The thing most people don’t get about losing your partner is that you also lose a part of yourself when they die. You lose aspects of who you were with them. You lose a lot of your innocence, without having any choice in the matter. You grieve a loss of your own self. This sudden identity change was an equally painful part of losing my fiance six years ago.
Death changes us, no doubt. And there’s this part of me that I had long-since accepted that I would never get back after he died. There was a lightness in who I was before. This effortless, joyful feeling. A distinct side of me that was silly and goofy and witty and warm. Which became replaced with something more akin to an over-serious somewhat distanced and far more uptight person. Of any part of myself, that lighthearted, goofy part is something I miss the most. My innocent self. My carefree self. Always ready to make those I love laugh. Always full of life and hungry for new experiences and filled with curiosity for life, love and people. She’s a part of me that my new family has not really even met, which always gives me heartbreak.
As my birthday hit this weekend, I’m doing some reflecting, and realizing that maybe that part of me didn’t actually die after all…
There have been glimpses of her, ever so small, this year. I hadn’t really realized this until sitting down to write this today. Until enjoying my birthday yesterday with my new partner and his/our kiddo and somehow feeling like my old self again – only in a new life. Feeling lighter and more joyful than I have in years. Feeling silly again. Feeling some part of me that is new but also old and familiar, coming back.
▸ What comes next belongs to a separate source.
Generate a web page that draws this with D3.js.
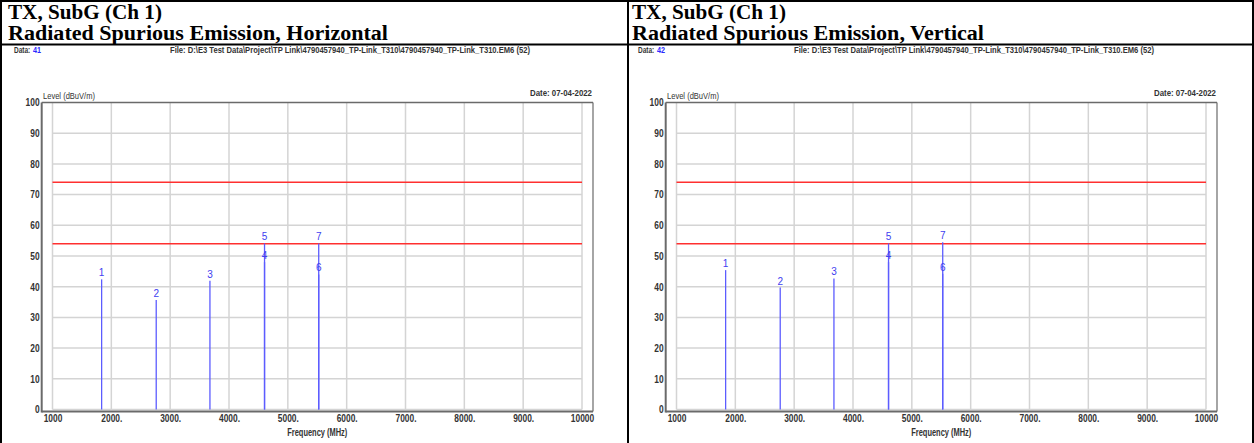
<!DOCTYPE html>
<html><head><meta charset="utf-8">
<script src="https://cdn.jsdelivr.net/npm/d3@7"></script>
<style>body{margin:0;background:#fff;overflow:hidden} svg{display:block}</style>
</head><body><svg id="c" width="1254" height="443"></svg>
<script>
// ---------- data ----------
const panelNames = ["Horizontal", "Vertical"];
const dataIds = ["41", "42"];
const titleLine1 = "TX, SubG (Ch 1)";
const titlePrefix = "Radiated Spurious Emission, ";
const fileText = "File: D:\\E3 Test Data\\Project\\TP Link\\4790457940_TP-Link_T310\\4790457940_TP-Link_T310.EM6  (52)";
const dateText = "Date: 07-04-2022";
const yLabel = "Level (dBuV/m)";
const xLabel = "Frequency (MHz)";
const xTicks = [1000, 2000, 3000, 4000, 5000, 6000, 7000, 8000, 9000, 10000];
const yTicks = [0, 10, 20, 30, 40, 50, 60, 70, 80, 90, 100];
const limitLines = [74, 54];
const markerIds = ["1", "2", "3", "4", "5", "6", "7"];
const markerFreq = [1835, 2763, 3676, 4604, 4604, 5525, 5525];
const levelsH = [42.4, 35.7, 41.9, 48.0, 54.1, 44.0, 54.1];
const levelsV = [45.4, 39.7, 42.7, 48.0, 54.1, 44.2, 54.5];
const panelLevels = [levelsH, levelsV];

// ---------- drawing ----------
const svg = d3.select("#c");
const W = 1254, H = 443;
const panelOffset = 624;
const sans = "'Liberation Sans', Arial, sans-serif";
const serif = "'Liberation Serif', 'Times New Roman', serif";

// table borders
const border = svg.append("g").attr("stroke", "#000").attr("stroke-width", 2);
border.append("line").attr("x1", 0).attr("x2", W).attr("y1", 1).attr("y2", 1);
border.append("line").attr("x1", 0).attr("x2", W).attr("y1", 44.5).attr("y2", 44.5);
border.append("line").attr("x1", 1).attr("x2", 1).attr("y1", 0).attr("y2", H);
border.append("line").attr("x1", 628).attr("x2", 628).attr("y1", 0).attr("y2", H);
border.append("line").attr("x1", 1253).attr("x2", 1253).attr("y1", 0).attr("y2", H);

panelNames.forEach((name, pi) => {
  const ox = pi * panelOffset;
  const g = svg.append("g").attr("transform", `translate(${ox},0)`);
  const levels = panelLevels[pi];

  // titles
  g.append("text").attr("x", 8).attr("y", 18.5)
    .attr("font-family", serif).attr("font-weight", "bold").attr("font-size", 20)
    .attr("fill", "#000").attr("textLength", 154).attr("lengthAdjust", "spacingAndGlyphs")
    .text(titleLine1);
  g.append("text").attr("x", 8).attr("y", 39.5)
    .attr("font-family", serif).attr("font-weight", "bold").attr("font-size", 20)
    .attr("fill", "#000").attr("textLength", name === "Horizontal" ? 380 : 352)
    .attr("lengthAdjust", "spacingAndGlyphs")
    .text(titlePrefix + name);

  // header info
  g.append("text").attr("transform", "translate(14,52.5) scale(0.72,1)")
    .attr("font-family", sans).attr("font-weight", "bold").attr("font-size", 9)
    .attr("fill", "#333").text("Data:");
  g.append("text").attr("transform", "translate(33,52.5) scale(0.8,1)")
    .attr("font-family", sans).attr("font-weight", "bold").attr("font-size", 9)
    .attr("fill", "#2a2aff").text(dataIds[pi]);
  g.append("text").attr("x", 170).attr("y", 52.5)
    .attr("font-family", sans).attr("font-weight", "bold").attr("font-size", 9)
    .attr("fill", "#333").attr("textLength", 360).attr("lengthAdjust", "spacingAndGlyphs")
    .text(fileText);
  g.append("text").attr("x", 530).attr("y", 96)
    .attr("font-family", sans).attr("font-weight", "bold").attr("font-size", 9.5)
    .attr("fill", "#333").attr("textLength", 62).attr("lengthAdjust", "spacingAndGlyphs")
    .text(dateText);

  // scales
  const x = d3.scaleLinear().domain([1000, 10000]).range([52.5, 582]);
  const y = d3.scaleLinear().domain([0, 100]).range([409.5, 102.5]);
  const axisLeftX = 41.7, axisBottomY = 411.5, frameRight = 593;

  // grid
  const grid = g.append("g").attr("stroke", "#d4d4d4").attr("stroke-width", 1.5);
  grid.selectAll(".vg").data(xTicks).join("line")
    .attr("x1", d => x(d)).attr("x2", d => x(d)).attr("y1", y(100)).attr("y2", y(0));
  grid.selectAll(".hg").data(yTicks.filter(d => d < 100)).join("line")
    .attr("x1", x(1000)).attr("x2", x(10000)).attr("y1", d => y(d)).attr("y2", d => y(d));

  // limit lines
  g.append("g").selectAll("line").data(limitLines).join("line")
    .attr("x1", x(1000)).attr("x2", x(10000)).attr("y1", d => y(d)).attr("y2", d => y(d))
    .attr("stroke", "#ff3030").attr("stroke-width", 1.6);

  // markers
  const mk = markerIds.map((id, i) => ({id, f: markerFreq[i], v: levels[i]}));
  g.append("g").selectAll("line").data(mk).join("line")
    .attr("x1", d => x(d.f)).attr("x2", d => x(d.f))
    .attr("y1", y(0)).attr("y2", d => y(d.v))
    .attr("stroke", "#5c5cff").attr("stroke-width", 1.3);
  g.append("g").selectAll("text").data(mk).join("text")
    .attr("x", d => x(d.f)).attr("y", d => y(d.v) - 3)
    .attr("text-anchor", "middle").attr("font-family", sans).attr("font-size", 10)
    .attr("fill", "#4040f0").text(d => d.id);

  // frame
  const frame = g.append("g").attr("stroke", "#6a6a6a").attr("fill", "none");
  frame.append("line").attr("x1", axisLeftX).attr("x2", frameRight).attr("y1", y(100)).attr("y2", y(100)).attr("stroke-width", 1.5);
  frame.append("line").attr("x1", frameRight).attr("x2", frameRight).attr("y1", y(100)).attr("y2", axisBottomY).attr("stroke-width", 1.2);
  frame.append("line").attr("x1", axisLeftX).attr("x2", axisLeftX).attr("y1", y(100)).attr("y2", axisBottomY + 1).attr("stroke-width", 2);
  frame.append("line").attr("x1", axisLeftX).attr("x2", frameRight).attr("y1", axisBottomY).attr("y2", axisBottomY).attr("stroke-width", 2);

  // axes (labels only)
  const ya = g.append("g").attr("transform", `translate(${axisLeftX - 0.5},0)`)
    .call(d3.axisLeft(y).tickValues(yTicks).tickSize(0).tickPadding(2).tickFormat(d => String(d)));
  ya.select(".domain").remove();
  ya.selectAll("text").attr("font-family", sans).attr("font-weight", "bold").attr("font-size", 10.5)
    .attr("fill", "#333").attr("transform", "scale(0.8,1)");

  const xa = g.append("g").attr("transform", `translate(0,${axisBottomY})`)
    .call(d3.axisBottom(x).tickValues(xTicks).tickSize(0).tickPadding(3.5)
      .tickFormat(d => (d === 1000 || d === 10000) ? String(d) : d + "."));
  xa.select(".domain").remove();
  xa.selectAll("text").attr("font-family", sans).attr("font-weight", "bold").attr("font-size", 10.5)
    .attr("fill", "#333").attr("transform", "scale(0.8,1)");

  // axis titles
  g.append("text").attr("x", (x(1000) + x(10000)) / 2).attr("y", 436)
    .attr("text-anchor", "middle").attr("font-family", sans).attr("font-weight", "bold")
    .attr("font-size", 10).attr("fill", "#333").attr("textLength", 60).attr("lengthAdjust", "spacingAndGlyphs")
    .text(xLabel);
  g.append("text").attr("x", 43).attr("y", 98.5)
    .attr("font-family", sans).attr("font-size", 9.5).attr("fill", "#333")
    .attr("textLength", 52).attr("lengthAdjust", "spacingAndGlyphs")
    .text(yLabel);
});
</script>
</body></html>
I can honestly say, for this my 36th birthday, I actually felt AS happy as I did back before my whole world ended. Six years after the day that it all changed, I never believed I would feel that way… because I thought I’d lost that part of me forever. But somehow, she seems to be returning.
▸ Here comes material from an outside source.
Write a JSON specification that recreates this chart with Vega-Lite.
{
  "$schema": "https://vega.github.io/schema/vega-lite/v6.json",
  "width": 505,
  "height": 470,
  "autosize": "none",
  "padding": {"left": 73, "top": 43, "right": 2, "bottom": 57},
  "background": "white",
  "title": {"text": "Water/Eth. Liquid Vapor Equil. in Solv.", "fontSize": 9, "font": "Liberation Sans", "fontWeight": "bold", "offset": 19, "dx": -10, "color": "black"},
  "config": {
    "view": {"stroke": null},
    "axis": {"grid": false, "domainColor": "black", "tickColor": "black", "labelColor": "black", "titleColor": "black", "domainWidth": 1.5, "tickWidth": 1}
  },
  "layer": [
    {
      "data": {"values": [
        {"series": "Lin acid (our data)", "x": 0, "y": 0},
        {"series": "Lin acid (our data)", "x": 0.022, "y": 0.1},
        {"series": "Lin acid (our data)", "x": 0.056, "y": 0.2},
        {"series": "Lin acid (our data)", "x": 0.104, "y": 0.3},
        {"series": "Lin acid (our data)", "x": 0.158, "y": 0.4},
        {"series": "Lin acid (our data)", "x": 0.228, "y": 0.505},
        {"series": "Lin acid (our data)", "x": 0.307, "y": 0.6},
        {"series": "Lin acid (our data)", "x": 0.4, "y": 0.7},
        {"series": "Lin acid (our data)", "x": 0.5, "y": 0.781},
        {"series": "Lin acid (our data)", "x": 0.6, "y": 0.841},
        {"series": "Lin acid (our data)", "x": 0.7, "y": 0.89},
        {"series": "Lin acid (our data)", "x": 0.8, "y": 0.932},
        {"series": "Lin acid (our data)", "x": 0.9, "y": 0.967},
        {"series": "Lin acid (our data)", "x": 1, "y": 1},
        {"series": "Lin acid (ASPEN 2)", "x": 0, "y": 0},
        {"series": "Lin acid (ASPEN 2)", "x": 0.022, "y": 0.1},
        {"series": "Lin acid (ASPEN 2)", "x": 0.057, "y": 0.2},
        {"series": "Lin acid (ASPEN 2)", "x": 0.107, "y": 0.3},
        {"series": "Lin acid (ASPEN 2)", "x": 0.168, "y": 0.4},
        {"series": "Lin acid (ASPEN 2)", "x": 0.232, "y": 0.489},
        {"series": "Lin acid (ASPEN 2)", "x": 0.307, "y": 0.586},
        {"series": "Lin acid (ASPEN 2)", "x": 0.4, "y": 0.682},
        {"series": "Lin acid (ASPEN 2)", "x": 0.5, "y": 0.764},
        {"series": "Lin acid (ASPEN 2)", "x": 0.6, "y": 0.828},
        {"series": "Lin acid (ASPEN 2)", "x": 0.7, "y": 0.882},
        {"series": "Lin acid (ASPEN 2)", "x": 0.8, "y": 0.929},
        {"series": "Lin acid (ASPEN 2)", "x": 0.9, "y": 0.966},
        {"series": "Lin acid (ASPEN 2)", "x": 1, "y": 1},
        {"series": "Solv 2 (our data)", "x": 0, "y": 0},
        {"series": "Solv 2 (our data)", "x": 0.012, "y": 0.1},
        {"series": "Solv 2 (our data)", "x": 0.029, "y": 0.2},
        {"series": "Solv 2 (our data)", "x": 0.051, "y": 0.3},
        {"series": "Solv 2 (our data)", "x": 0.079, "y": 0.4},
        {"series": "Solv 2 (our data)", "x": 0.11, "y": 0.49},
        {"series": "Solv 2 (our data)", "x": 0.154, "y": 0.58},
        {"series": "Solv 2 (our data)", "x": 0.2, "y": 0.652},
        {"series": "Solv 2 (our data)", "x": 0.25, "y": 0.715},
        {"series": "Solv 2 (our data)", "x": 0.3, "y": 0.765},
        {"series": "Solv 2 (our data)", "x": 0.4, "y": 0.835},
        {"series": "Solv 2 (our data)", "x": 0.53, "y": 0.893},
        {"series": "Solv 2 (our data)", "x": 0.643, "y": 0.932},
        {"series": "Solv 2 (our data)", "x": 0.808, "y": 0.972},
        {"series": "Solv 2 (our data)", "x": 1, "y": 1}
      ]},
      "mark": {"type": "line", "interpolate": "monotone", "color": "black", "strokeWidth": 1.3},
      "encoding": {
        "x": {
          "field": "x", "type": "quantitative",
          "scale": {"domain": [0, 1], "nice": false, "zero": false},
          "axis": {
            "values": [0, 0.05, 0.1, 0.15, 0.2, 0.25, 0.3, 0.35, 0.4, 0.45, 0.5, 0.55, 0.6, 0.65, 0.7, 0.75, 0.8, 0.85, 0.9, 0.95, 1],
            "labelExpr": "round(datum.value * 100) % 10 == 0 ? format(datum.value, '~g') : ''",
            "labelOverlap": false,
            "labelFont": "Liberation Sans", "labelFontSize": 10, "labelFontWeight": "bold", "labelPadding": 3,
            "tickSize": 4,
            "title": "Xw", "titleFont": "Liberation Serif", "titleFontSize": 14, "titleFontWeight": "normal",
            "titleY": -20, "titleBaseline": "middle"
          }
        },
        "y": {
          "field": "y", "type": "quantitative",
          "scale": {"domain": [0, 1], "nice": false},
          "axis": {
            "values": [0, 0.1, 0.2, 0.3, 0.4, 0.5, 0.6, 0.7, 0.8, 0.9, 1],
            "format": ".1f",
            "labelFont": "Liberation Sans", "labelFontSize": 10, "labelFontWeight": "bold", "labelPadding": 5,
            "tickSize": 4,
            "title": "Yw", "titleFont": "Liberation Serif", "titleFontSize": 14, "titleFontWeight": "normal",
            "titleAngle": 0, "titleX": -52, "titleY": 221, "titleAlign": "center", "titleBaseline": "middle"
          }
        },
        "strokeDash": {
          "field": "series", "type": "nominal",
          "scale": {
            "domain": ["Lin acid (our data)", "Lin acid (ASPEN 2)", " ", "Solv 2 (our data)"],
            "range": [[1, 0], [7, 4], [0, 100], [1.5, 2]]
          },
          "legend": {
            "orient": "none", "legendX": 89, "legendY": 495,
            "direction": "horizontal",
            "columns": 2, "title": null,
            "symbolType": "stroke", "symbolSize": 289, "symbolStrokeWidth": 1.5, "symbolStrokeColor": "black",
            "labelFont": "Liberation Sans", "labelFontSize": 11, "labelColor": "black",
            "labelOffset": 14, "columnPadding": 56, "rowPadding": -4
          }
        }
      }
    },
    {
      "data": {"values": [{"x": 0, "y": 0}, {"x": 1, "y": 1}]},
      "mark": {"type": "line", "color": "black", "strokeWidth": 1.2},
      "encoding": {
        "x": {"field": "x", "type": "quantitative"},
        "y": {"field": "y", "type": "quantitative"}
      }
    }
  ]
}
To even have the smallest glimpses of this part of me coming back is the most surreal feeling. To even know she might still be in there, with all her playfulness and lighthearted curiosity. Not only does it feel like a piece of me coming back from the dead, but also a reconnection to my fiance and the life we shared together. A part of that life that I have wanted to share with those in my new life for so long, but have felt unable to. For certain, there feels like an internal shift going on in me, and something waking up that I didn’t even know was sleeping.
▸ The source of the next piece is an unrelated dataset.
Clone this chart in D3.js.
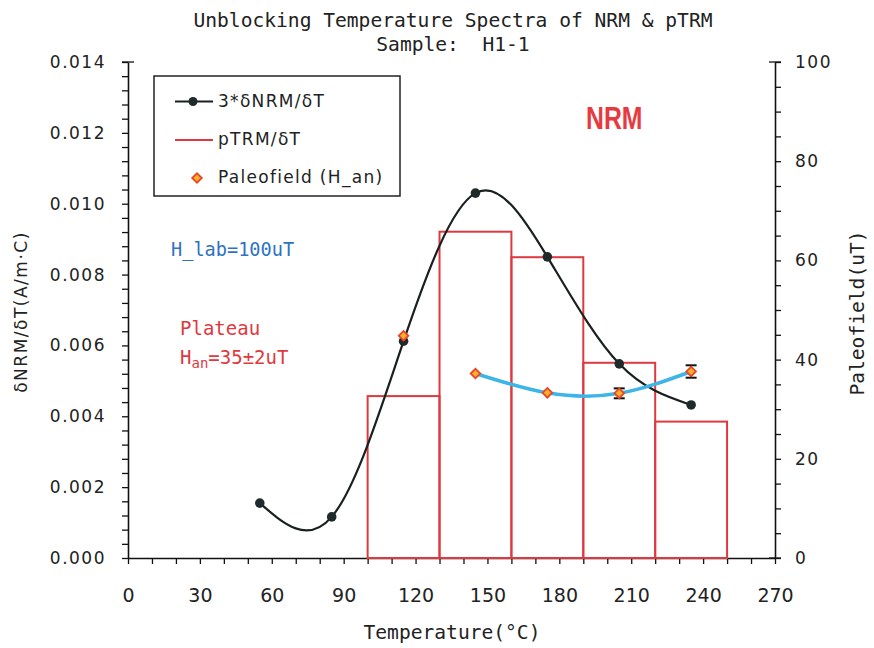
<!DOCTYPE html>
<html>
<head>
<meta charset="utf-8">
<script src="https://cdn.jsdelivr.net/npm/d3@7"></script>
<style>
  html, body { margin: 0; padding: 0; background: #ffffff; }
  svg { display: block; }
</style>
</head>
<body>
<svg id="chart" width="874" height="648"></svg>
<script>
// ---------------- data ----------------
const nrmTemps = [55, 85, 115, 145, 175, 205, 235];
const nrmValues = [0.00155, 0.00116, 0.00612, 0.0103, 0.0085, 0.00548, 0.00432]; // 3*dNRM/dT
const binStart = [100, 130, 160, 190, 220];
const binEnd = [130, 160, 190, 220, 250];
const ptrmValues = [0.00457, 0.00921, 0.00849, 0.00551, 0.00385]; // pTRM/dT
const paleoTemps = [115, 145, 175, 205, 235];
const paleoValues = [44.8, 37.2, 33.3, 33.2, 37.6]; // uT
const paleoErrors = [0, 0, 0, 1.0, 1.25];
const plateauTemps = [145, 175, 205, 235];
const plateauValues = [37.2, 33.3, 33.2, 37.6];
const xTickValues = [0, 30, 60, 90, 120, 150, 180, 210, 240, 270];
const yLeftTickValues = [0, 0.002, 0.004, 0.006, 0.008, 0.010, 0.012, 0.014];
const yRightTickValues = [0, 20, 40, 60, 80, 100];

// ---------------- layout ----------------
const svg = d3.select("#chart");
const L = 128, R = 775, T = 62, B = 558;
const x = d3.scaleLinear().domain([0, 270]).range([L, R]);
const yL = d3.scaleLinear().domain([0, 0.014]).range([B, T]);
const yR = d3.scaleLinear().domain([0, 100]).range([B, T]);

const MONO = "'DejaVu Sans Mono', 'Liberation Mono', monospace";
const SANS = "'DejaVu Sans', Verdana, sans-serif";
const RED = "#e0383f";
const BARRED = "#dd3a40";

// ---------------- titles ----------------
svg.append("text").attr("x", 453).attr("y", 27).attr("text-anchor", "middle")
  .style("font-family", MONO).style("font-size", "19.6px").attr("fill", "#222")
  .text("Unblocking Temperature Spectra of NRM & pTRM");
svg.append("text").attr("x", 453).attr("y", 51).attr("text-anchor", "middle")
  .attr("xml:space", "preserve").style("white-space", "pre")
  .style("font-family", MONO).style("font-size", "19.6px").attr("fill", "#222")
  .text("Sample:  H1-1");

// ---------------- axes ----------------
function styleAxis(g) {
  g.select(".domain").attr("stroke", "#111").attr("stroke-width", 1.6);
  g.selectAll(".tick line").attr("stroke", "#111").attr("stroke-width", 1.3);
}

// bottom axis (minor every 10, labels every 30)
const xAxis = svg.append("g").attr("transform", `translate(0,${B})`)
  .call(d3.axisBottom(x).tickValues(d3.range(0, 271, 10))
    .tickFormat(d => xTickValues.includes(d) ? d : "").tickSize(6).tickSizeOuter(0));
styleAxis(xAxis);
xAxis.selectAll(".tick text").attr("y", 44).attr("dy", null)
  .style("font-family", SANS).style("font-size", "19px").attr("fill", "#222");

// left axis
const yLeftMinor = d3.range(0, 0.01401, 0.0004);
const yAxisL = svg.append("g").attr("transform", `translate(${L},0)`)
  .call(d3.axisLeft(yL).tickValues(yLeftMinor.map(v => +v.toFixed(5)))
    .tickFormat(d => yLeftTickValues.some(v => Math.abs(v - d) < 1e-9) ? d3.format(".3f")(d) : "")
    .tickSize(6).tickSizeOuter(0));
styleAxis(yAxisL);
yAxisL.selectAll(".tick text").attr("x", -22)
  .style("font-family", SANS).style("font-size", "17px").style("letter-spacing", "1.5px").attr("fill", "#222");

// right axis
const yAxisR = svg.append("g").attr("transform", `translate(${R},0)`)
  .call(d3.axisRight(yR).tickValues(d3.range(0, 101, 5))
    .tickFormat(d => yRightTickValues.includes(d) ? d : "").tickSize(6).tickSizeOuter(0));
styleAxis(yAxisR);
yAxisR.selectAll(".tick text").attr("x", 20)
  .style("font-family", SANS).style("font-size", "17px").style("letter-spacing", "1.5px").attr("fill", "#222");

// small caps at axis tops
svg.append("line").attr("x1", L - 6).attr("x2", L + 6).attr("y1", yL(0.014)).attr("y2", yL(0.014))
  .attr("stroke", "#111").attr("stroke-width", 1.3);
svg.append("line").attr("x1", R - 6).attr("x2", R + 6).attr("y1", yR(100)).attr("y2", yR(100))
  .attr("stroke", "#111").attr("stroke-width", 1.3);
svg.append("line").attr("x1", R - 6).attr("x2", R + 6).attr("y1", yR(0)).attr("y2", yR(0))
  .attr("stroke", "#111").attr("stroke-width", 1.3);

// axis titles
svg.append("text").attr("x", 452).attr("y", 639).attr("text-anchor", "middle")
  .style("font-family", MONO).style("font-size", "19.6px").attr("fill", "#222")
  .text("Temperature(°C)");
svg.append("text").attr("transform", "translate(27,312) rotate(-90)").attr("text-anchor", "middle")
  .style("font-family", SANS).style("font-size", "17px").style("letter-spacing", "1.5px").attr("fill", "#222")
  .text("δNRM/δT(A/m·C)");
svg.append("text").attr("transform", "translate(864,313) rotate(-90)").attr("text-anchor", "middle")
  .style("font-family", MONO).style("font-size", "19.6px").attr("fill", "#222")
  .text("Paleofield(uT)");

// ---------------- pTRM bars ----------------
svg.append("g").selectAll("rect").data(ptrmValues).join("rect")
  .attr("x", (d, i) => x(binStart[i]))
  .attr("width", (d, i) => x(binEnd[i]) - x(binStart[i]))
  .attr("y", d => yL(d))
  .attr("height", d => yL(0) - yL(d))
  .attr("fill", "none").attr("stroke", BARRED).attr("stroke-width", 2);

// ---------------- NRM curve ----------------
const nrmData = nrmTemps.map((t, i) => [t, nrmValues[i]]);
svg.append("path").datum(nrmData)
  .attr("d", d3.line().x(d => x(d[0])).y(d => yL(d[1])).curve(d3.curveNatural))
  .attr("fill", "none").attr("stroke", "#1a1f1f").attr("stroke-width", 2.2);
svg.append("g").selectAll("circle").data(nrmData).join("circle")
  .attr("cx", d => x(d[0])).attr("cy", d => yL(d[1])).attr("r", 4.8)
  .attr("fill", "#1f2b2b");

// ---------------- paleofield ----------------
const plateauData = plateauTemps.map((t, i) => [t, plateauValues[i]]);
svg.append("path").datum(plateauData)
  .attr("d", d3.line().x(d => x(d[0])).y(d => yR(d[1])).curve(d3.curveNatural))
  .attr("fill", "none").attr("stroke", "#3db5e6").attr("stroke-width", 3.5);

const paleoData = paleoTemps.map((t, i) => ({ t, v: paleoValues[i], e: paleoErrors[i] }));
const eb = svg.append("g");
paleoData.filter(d => d.e > 0).forEach(d => {
  const cx = x(d.t), y1 = yR(d.v + d.e), y2 = yR(d.v - d.e);
  eb.append("line").attr("x1", cx).attr("x2", cx).attr("y1", y1).attr("y2", y2).attr("stroke", "#111").attr("stroke-width", 1.5);
  eb.append("line").attr("x1", cx - 5.5).attr("x2", cx + 5.5).attr("y1", y1).attr("y2", y1).attr("stroke", "#111").attr("stroke-width", 2);
  eb.append("line").attr("x1", cx - 5.5).attr("x2", cx + 5.5).attr("y1", y2).attr("y2", y2).attr("stroke", "#111").attr("stroke-width", 2);
});
const diamond = d3.symbol().type(d3.symbolSquare).size(46);
svg.append("g").selectAll("path").data(paleoData).join("path")
  .attr("d", diamond)
  .attr("transform", d => `translate(${x(d.t)},${yR(d.v)}) rotate(45)`)
  .attr("fill", "#f9b027").attr("stroke", "#e8452c").attr("stroke-width", 1.8);

// ---------------- legend ----------------
const lg = svg.append("g");
lg.append("rect").attr("x", 154).attr("y", 76).attr("width", 246).attr("height", 120)
  .attr("fill", "#fff").attr("stroke", "#222").attr("stroke-width", 1.5);
lg.append("line").attr("x1", 175).attr("x2", 213).attr("y1", 101.5).attr("y2", 101.5).attr("stroke", "#1a1f1f").attr("stroke-width", 2);
lg.append("circle").attr("cx", 193).attr("cy", 101.5).attr("r", 4.5).attr("fill", "#1f2b2b");
lg.append("line").attr("x1", 175).attr("x2", 213).attr("y1", 140).attr("y2", 140).attr("stroke", BARRED).attr("stroke-width", 2);
lg.append("path").attr("d", diamond).attr("transform", "translate(197,178) rotate(45)")
  .attr("fill", "#f9b027").attr("stroke", "#e8452c").attr("stroke-width", 1.8);
const legendLabels = ["3*δNRM/δT", "pTRM/δT", "Paleofield (H_an)"];
const legendBase = [107, 145, 183];
lg.selectAll("text.lab").data(legendLabels).join("text").attr("class", "lab")
  .attr("x", 218).attr("y", (d, i) => legendBase[i])
  .style("font-family", SANS).style("font-size", "17px").style("letter-spacing", "1.3px").attr("fill", "#222")
  .text(d => d);

// ---------------- annotations ----------------
svg.append("text").attr("transform", "translate(586,129) scale(0.8,1)")
  .style("font-family", "'Liberation Sans', Arial, sans-serif").style("font-weight", "bold")
  .style("font-size", "31px").attr("fill", "#e63a40").text("NRM");
svg.append("text").attr("x", 171).attr("y", 256)
  .style("font-family", MONO).style("font-size", "18.6px").attr("fill", "#2e72c4").text("H_lab=100uT");
svg.append("text").attr("x", 180).attr("y", 335)
  .style("font-family", MONO).style("font-size", "19px").attr("fill", RED).text("Plateau");
const han = svg.append("text").attr("x", 180).attr("y", 364)
  .style("font-family", MONO).style("font-size", "19px").attr("fill", RED);
han.append("tspan").text("H");
han.append("tspan").attr("dy", 4).style("font-size", "14px").text("an");
han.append("tspan").attr("dy", -4).text("=35±2uT");
</script>
</body>
</html>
I hope gives someone else out there hope. I never would have imagined that this piece of who I was would ever return to me. I had entirely given up on this in fact years ago. I’m still a new and different person. And I’ll never be the same person I was in that life. And that’s ok, because there’s parts of who I am now that I also love very much. But one of my favorite parts of myself went to sleep when he died, and I have missed her all these years. I’ve missed her just as much as I’ve missed him. To have even a little bit of that piece of me back would be so incredible. To have even small glimmers of her returning fills me with such gratitude. I hope this will mean something to someone else’s story out there too. Maybe we’re all in a process of waking up again.